I hope my short story provides some insight as you determine what needs to occur with this Father/Daughter relationship. I'm simply providing some 'insight' into how I was rushed into being an 'adult' before I was emotionally ready...therefore I misunderstood and heaped a whole lot of shame on myself for having a maturing body.
My advice: leave it alone
Anonymous
it sounds prudish to me, because it does sound like she has been through a lot and may not be as developmentally independent as others are imagining "typical" 13 year olds to be. there is no typical when it pertains to a specific situation like this, it seems.

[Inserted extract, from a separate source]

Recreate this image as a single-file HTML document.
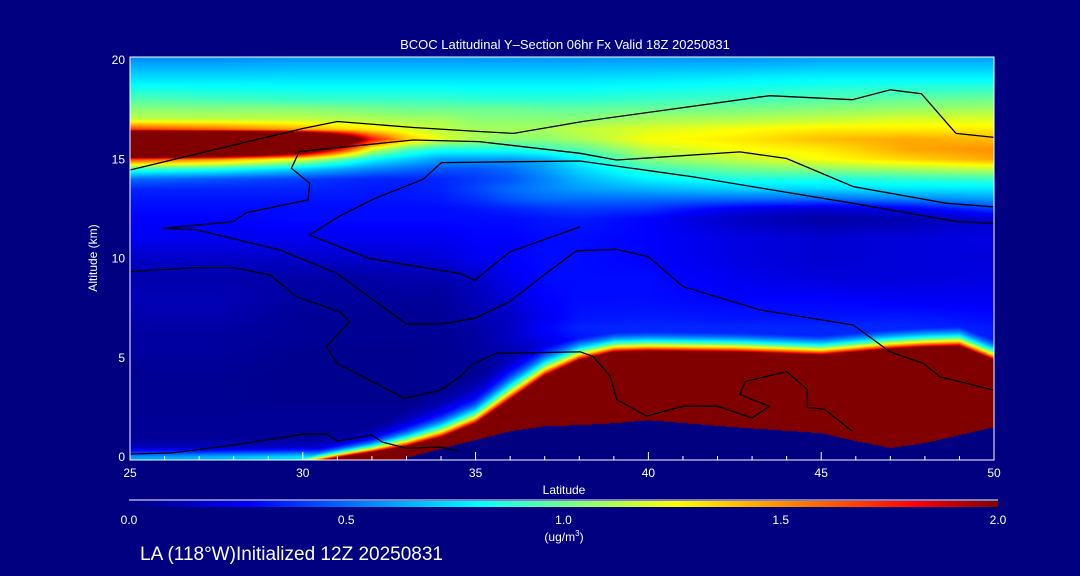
<!DOCTYPE html>
<html><head><meta charset="utf-8">
<style>
html,body{margin:0;padding:0;background:#000080;}
#wrap{position:relative;width:1080px;height:576px;background:#000080;overflow:hidden;font-family:"Liberation Sans",sans-serif;color:#fff;}
canvas{position:absolute;left:0;top:0;}
svg{position:absolute;left:0;top:0;}
</style></head>
<body>
<div id="wrap">
<canvas id="cv" width="1080" height="576"></canvas>
<svg id="sv" width="1080" height="576" xmlns="http://www.w3.org/2000/svg">
<defs>
<linearGradient id="cbg" x1="0" x2="1" y1="0" y2="0">
<stop offset="0" stop-color="#000080"/>
<stop offset="0.14" stop-color="#0000ff"/>
<stop offset="0.40" stop-color="#00ffff"/>
<stop offset="0.515" stop-color="#80ff80"/>
<stop offset="0.63" stop-color="#ffff00"/>
<stop offset="0.905" stop-color="#ff0000"/>
<stop offset="1" stop-color="#800000"/>
</linearGradient>
</defs>
<text x="565" y="49" font-size="13" fill="#fff" text-anchor="middle">BCOC Latitudinal Y–Section 06hr  Fx Valid 18Z 20250831</text>
<g id="contours"></g>
<g id="axes"></g>
<text x="564" y="494" font-size="12" fill="#fff" text-anchor="middle">Latitude</text>
<text x="97" y="258" font-size="12" fill="#fff" text-anchor="middle" transform="rotate(-90 97 258)">Altitude (km)</text>
<line x1="129" y1="500" x2="998" y2="500" stroke="#fff" stroke-width="1"/>
<rect x="129" y="501" width="869" height="6" fill="url(#cbg)"/>
<g id="cbticks"></g>
<text x="564" y="541" font-size="12" fill="#fff" text-anchor="middle">(ug/m<tspan font-size="8" dy="-5">3</tspan><tspan dy="5">)</tspan></text>
<text x="140" y="560" font-size="19" fill="#fff">LA (118°W)Initialized 12Z 20250831</text>
</svg>
</div>
<script>
const lats=[25,27.5,30,32,33,34,35,36,37,38,40,42.5,45,47.5,50];
const alts=[0,0.5,1,1.5,2,2.5,3,3.5,4,4.5,5,5.5,6,6.5,7,8,9,10,11,12,12.5,13,13.5,14,14.5,15,15.5,16,16.5,17,17.5,18,19,20];
const conc=[
[0.6,0.65,0.75,0.6,0.4,0.1,0.05,0.05,0.05,0.05,0.05,0.05,0.05,0.05,0.05],
[0.12,0.12,0.15,0.2,0.15,0.1,0.05,0.05,0.05,0.05,0.05,0.05,0.05,0.05,0.05],
[0.05,0.05,0.05,0.08,0.08,0.06,0.05,0.05,0.05,0.05,0.05,0.05,0.05,0.05,0.05],
[0.05,0.05,0.05,0.05,0.05,0.05,0.05,0.05,0.05,0.05,0.05,0.05,0.05,0.05,0.05],
[0.05,0.05,0.05,0.05,0.05,0.05,0.05,0.05,0.05,0.05,0.05,0.05,0.05,0.05,0.05],
[0.04,0.04,0.04,0.04,0.04,0.04,0.05,0.05,0.05,0.05,0.05,0.05,0.05,0.05,0.05],
[0.04,0.04,0.03,0.03,0.03,0.04,0.05,0.06,0.06,0.06,0.06,0.06,0.06,0.06,0.06],
[0.04,0.04,0.03,0.03,0.03,0.04,0.05,0.07,0.07,0.07,0.07,0.07,0.07,0.07,0.07],
[0.04,0.04,0.03,0.03,0.03,0.04,0.05,0.08,0.08,0.08,0.08,0.08,0.08,0.08,0.08],
[0.05,0.05,0.03,0.03,0.03,0.04,0.05,0.09,0.1,0.1,0.1,0.1,0.1,0.1,0.1],
[0.06,0.06,0.03,0.03,0.03,0.04,0.06,0.1,0.12,0.15,0.15,0.15,0.15,0.15,0.15],
[0.07,0.07,0.04,0.03,0.03,0.04,0.07,0.12,0.18,0.25,0.3,0.3,0.3,0.3,0.3],
[0.07,0.07,0.05,0.04,0.04,0.04,0.07,0.15,0.25,0.32,0.35,0.35,0.35,0.35,0.33],
[0.08,0.08,0.05,0.04,0.04,0.05,0.08,0.15,0.28,0.35,0.36,0.36,0.36,0.36,0.33],
[0.1,0.1,0.05,0.04,0.04,0.05,0.1,0.15,0.25,0.32,0.33,0.32,0.32,0.33,0.3],
[0.12,0.12,0.07,0.06,0.06,0.06,0.12,0.2,0.28,0.3,0.3,0.28,0.28,0.26,0.25],
[0.1,0.1,0.08,0.08,0.1,0.1,0.15,0.25,0.3,0.3,0.3,0.25,0.2,0.2,0.22],
[0.16,0.16,0.16,0.17,0.18,0.2,0.25,0.28,0.3,0.3,0.28,0.22,0.18,0.2,0.2],
[0.25,0.25,0.25,0.25,0.25,0.25,0.28,0.28,0.3,0.3,0.28,0.22,0.18,0.2,0.22],
[0.28,0.28,0.3,0.3,0.3,0.3,0.3,0.3,0.32,0.33,0.28,0.15,0.08,0.1,0.18],
[0.3,0.3,0.3,0.3,0.3,0.3,0.32,0.35,0.38,0.4,0.38,0.25,0.18,0.25,0.4],
[0.32,0.32,0.32,0.32,0.32,0.33,0.38,0.45,0.5,0.5,0.5,0.5,0.5,0.55,0.6],
[0.35,0.35,0.35,0.33,0.33,0.35,0.42,0.5,0.55,0.6,0.65,0.7,0.72,0.75,0.75],
[0.5,0.45,0.4,0.35,0.35,0.35,0.4,0.45,0.55,0.65,0.78,0.85,0.85,0.88,0.9],
[0.9,0.85,0.7,0.55,0.5,0.45,0.45,0.5,0.6,0.72,0.9,1.0,1.05,1.1,1.15],
[1.7,1.5,1.2,0.8,0.7,0.6,0.6,0.6,0.65,0.8,1.05,1.15,1.25,1.35,1.45],
[4,3.5,2.5,1.2,0.95,0.85,0.85,0.85,0.9,0.95,1.15,1.25,1.3,1.45,1.5],
[4,4,3.5,1.8,1.4,1.2,1.1,1.05,1.05,1.1,1.25,1.3,1.4,1.45,1.4],
[1.7,1.6,1.45,1.3,1.2,1.15,1.1,1.1,1.1,1.15,1.2,1.25,1.3,1.3,1.3],
[1.15,1.15,1.15,1.12,1.1,1.1,1.05,1.05,1.05,1.05,1.1,1.12,1.15,1.2,1.2],
[1.05,1.05,1.05,1.02,1.0,1.0,1.0,1.0,0.98,0.98,1.0,1.02,1.05,1.08,1.1],
[0.95,0.92,0.9,0.9,0.9,0.9,0.88,0.88,0.88,0.88,0.9,0.92,0.95,0.98,1.0],
[0.75,0.75,0.75,0.75,0.75,0.75,0.75,0.75,0.75,0.75,0.76,0.78,0.8,0.8,0.8],
[0.58,0.58,0.6,0.6,0.6,0.6,0.6,0.6,0.6,0.6,0.6,0.6,0.62,0.62,0.62]
];
// low-level smoke layer (saturated >2.0 region)
const layerLats=[25,29,30,31,32,33,34,35,36,37,38,39,40,42.5,45,46,47,48,49,50];
const layerTop=[-2,-0.8,-0.35,-0.02,0.25,0.55,1.0,1.7,2.9,4.1,4.9,5.3,5.35,5.3,5.15,5.3,5.45,5.55,5.6,4.9];
const layerBottom=[-3,-3,-3,-2,-0.8,-0.05,0.42,0.85,1.3,1.55,1.6,1.7,1.85,1.5,1.2,0.8,0.45,0.7,1.1,1.5];
const layerFade=[0.3,0.3,0.3,0.3,0.35,0.5,0.6,0.65,0.75,0.7,0.6,0.55,0.55,0.55,0.55,0.55,0.55,0.55,0.55,0.55];

const xTicks=[25,30,35,40,45,50];
const yTicks=[0,5,10,15,20];
const cbTicks=["0.0","0.5","1.0","1.5","2.0"];
const cbValues=[0,0.5,1,1.5,2];
const contourA=[[25,14.46],[30,16.55],[31,16.9],[33.2,16.6],[35.1,16.4],[36.1,16.3],[38.1,16.9],[43.5,18.2],[45.9,18.0],[47.0,18.5],[47.9,18.3],[48.9,16.3],[50,16.1]];
const contourB=[[25.96,11.52],[27.99,11.86],[28.37,12.31],[30.15,12.95],[30.2,13.79],[29.67,14.55],[29.9,15.39],[33.2,15.97],[35.1,15.89],[38.02,15.3],[39.08,14.96],[42.65,15.37],[44,15.04],[45.93,13.62],[48.63,12.78],[50,12.6]];
const contourC=[[25.96,11.52],[26.93,11.44],[29.34,10.43],[30.98,9.26],[33.0,6.7],[33.97,6.7],[34.98,6.99],[35.99,7.83],[37.05,9.26],[37.92,10.39],[39.08,10.46],[40.0,10.09],[41.01,8.58],[43.23,7.41],[45.93,6.65],[46.99,5.3],[47.96,4.71],[48.44,4.04],[50,3.37]];
const contourD=[[25,9.34],[26.93,9.54],[27.99,9.54],[29.05,9.17],[29.82,8.08],[31.07,7.32],[31.36,6.82],[30.69,5.56],[31.0,4.7],[32.96,2.95],[33.97,3.37],[34.55,4.04],[34.93,4.7],[35.61,5.22],[38.02,5.3],[38.4,5.07],[38.9,4.06],[39.08,2.9],[39.95,2.06],[41.0,2.56],[42.0,2.56],[43.0,1.97],[43.5,2.56],[42.65,3.15],[42.8,3.8],[44.0,4.3],[44.6,3.4],[44.6,2.5],[45.1,2.4],[45.9,1.3]];
const contourE=[[30.2,11.18],[31.07,12.14],[32.03,12.98],[33.48,13.99],[34.01,14.83],[38.02,14.91],[41.3,14.11],[45.93,12.78],[48.92,11.86],[50,11.77]];
const contourF=[[30.2,11.18],[31.93,10.0],[34.55,9.24],[34.98,8.9],[35.99,10.33],[38.02,11.59]];
const contourG=[[25,0.15],[26.2,0.2],[28,0.6],[30,1.15],[30.7,1.15],[31,0.8],[32,1.1],[32.3,0.75],[33,0.45],[34,0.5],[34.5,0.3]];
const contours=[contourA,contourB,contourC,contourD,contourE,contourF,contourG];

const X0=130,X1=994,YT=57,YB=460;
function xs(lat){return X0+(lat-25)*(X1-X0)/25;}
function ys(a){return 457-a*19.85;}
const stops=[[0,[0,0,128]],[0.28,[0,0,255]],[0.8,[0,255,255]],[1.03,[128,255,128]],[1.26,[255,255,0]],[1.81,[255,0,0]],[2.0,[128,0,0]]];
function cmap(v){
  if(v<=0)return stops[0][1];
  if(v>=2)return stops[stops.length-1][1];
  for(let i=0;i<stops.length-1;i++){
    if(v<=stops[i+1][0]){const t=(v-stops[i][0])/(stops[i+1][0]-stops[i][0]);
      const a=stops[i][1],b=stops[i+1][1];
      return [a[0]+(b[0]-a[0])*t,a[1]+(b[1]-a[1])*t,a[2]+(b[2]-a[2])*t];}
  }
}
function idx(arr,v){
  if(v<=arr[0])return [0,0];
  if(v>=arr[arr.length-1])return [arr.length-2,1];
  for(let i=0;i<arr.length-1;i++){if(v<=arr[i+1])return [i,(v-arr[i])/(arr[i+1]-arr[i])];}
}
function lerpArr(xsA,ysA,x){const [i,t]=idx(xsA,x);return ysA[i]*(1-t)+ysA[i+1]*t;}
function field(lat,a){
  const [i,tx]=idx(lats,lat),[j,ty]=idx(alts,a);
  const v00=conc[j][i],v10=conc[j][i+1],v01=conc[j+1][i],v11=conc[j+1][i+1];
  let v=(v00*(1-tx)+v10*tx)*(1-ty)+(v01*(1-tx)+v11*tx)*ty;
  const top=lerpArr(layerLats,layerTop,lat),bot=lerpArr(layerLats,layerBottom,lat),fd=lerpArr(layerLats,layerFade,lat);
  if(a>=bot&&a<=top) return 2.0;
  if(a<bot) return 0;
  const p=2*Math.exp(-(a-top)/fd);
  return Math.max(v,p);
}
const cv=document.getElementById('cv');const ctx=cv.getContext('2d');
const img=ctx.createImageData(X1-X0,YB-YT);
for(let py=YT;py<YB;py++){
  const a=(457-(py+0.5))/19.85;
  for(let px=X0;px<X1;px++){
    const lat=25+(px+0.5-X0)*25/(X1-X0);
    const c=cmap(field(lat,a));
    const k=((py-YT)*(X1-X0)+(px-X0))*4;
    img.data[k]=c[0];img.data[k+1]=c[1];img.data[k+2]=c[2];img.data[k+3]=255;
  }
}
ctx.putImageData(img,X0,YT);

const NS='http://www.w3.org/2000/svg';
const cg=document.getElementById('contours');
contours.forEach(function(c){
  const p=document.createElementNS(NS,'polyline');
  p.setAttribute('points',c.map(function(q){return xs(q[0]).toFixed(1)+','+ys(q[1]).toFixed(1);}).join(' '));
  p.setAttribute('fill','none');p.setAttribute('stroke','#000');p.setAttribute('stroke-width','1.3');
  
  
  cg.appendChild(p);
});
const ag=document.getElementById('axes');
const fr=document.createElementNS(NS,'rect');
fr.setAttribute('x',X0);fr.setAttribute('y',YT);fr.setAttribute('width',X1-X0);fr.setAttribute('height',YB-YT);
fr.setAttribute('fill','none');fr.setAttribute('stroke','#fff');fr.setAttribute('stroke-width','1');


ag.appendChild(fr);
for(let l=26;l<50;l++){
  const t=document.createElementNS(NS,'line');const major=(l%5===0);
  t.setAttribute('x1',xs(l));t.setAttribute('x2',xs(l));t.setAttribute('y1',YB);t.setAttribute('y2',YB-(major?8:4));
  t.setAttribute('stroke','#fff');
  
  
  ag.appendChild(t);
}
xTicks.forEach(function(v){
  const t=document.createElementNS(NS,'text');
  t.setAttribute('x',xs(v));t.setAttribute('y',477);t.setAttribute('font-size','12');t.setAttribute('fill','#fff');t.setAttribute('text-anchor','middle');
  t.textContent=String(v);
  
  
  ag.appendChild(t);
});
yTicks.forEach(function(v){
  const t=document.createElementNS(NS,'text');
  t.setAttribute('x',125);t.setAttribute('y',ys(v)+4);t.setAttribute('font-size','12');t.setAttribute('fill','#fff');t.setAttribute('text-anchor','end');
  t.textContent=String(v);
  
  
  ag.appendChild(t);
});
const cb=document.getElementById('cbticks');
cbTicks.forEach(function(s,i){
  const t=document.createElementNS(NS,'text');
  t.setAttribute('x',129+cbValues[i]/2*869);t.setAttribute('y',524);t.setAttribute('font-size','12');t.setAttribute('fill','#fff');t.setAttribute('text-anchor','middle');
  t.textContent=s;
  
  
  cb.appendChild(t);
});
</script>
</body></html>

now if she were 18 and sleeping in daddy's bed, i might be a little concerned... but 13 really is still in that weird transitional area between little girl and teenaged brat.
Anonymous
Anonymous wrote:I agree that it is easy to imagine how this situation arose. However, I think any father is doing his daughter a HUGE disservice by allowing it to continue into adolescence. It puts the daughter into the very confusing and awkward position of possibly experience sexual attraction to her own father. She deserves for her father to establish more appropriate boundaries that better reflect her developmental stage.


Even if this were all true (which I completely disagree with), is it the new girlfriend's role to fix? I strongly doubt it.
Anonymous
I agree with PP's. His daughter will determine on her own when this no longer feels right and the behavior will end naturally. In the meantime there's nothing wrong with it as long as appropriate boundaries are maintained, and it sounds like they are.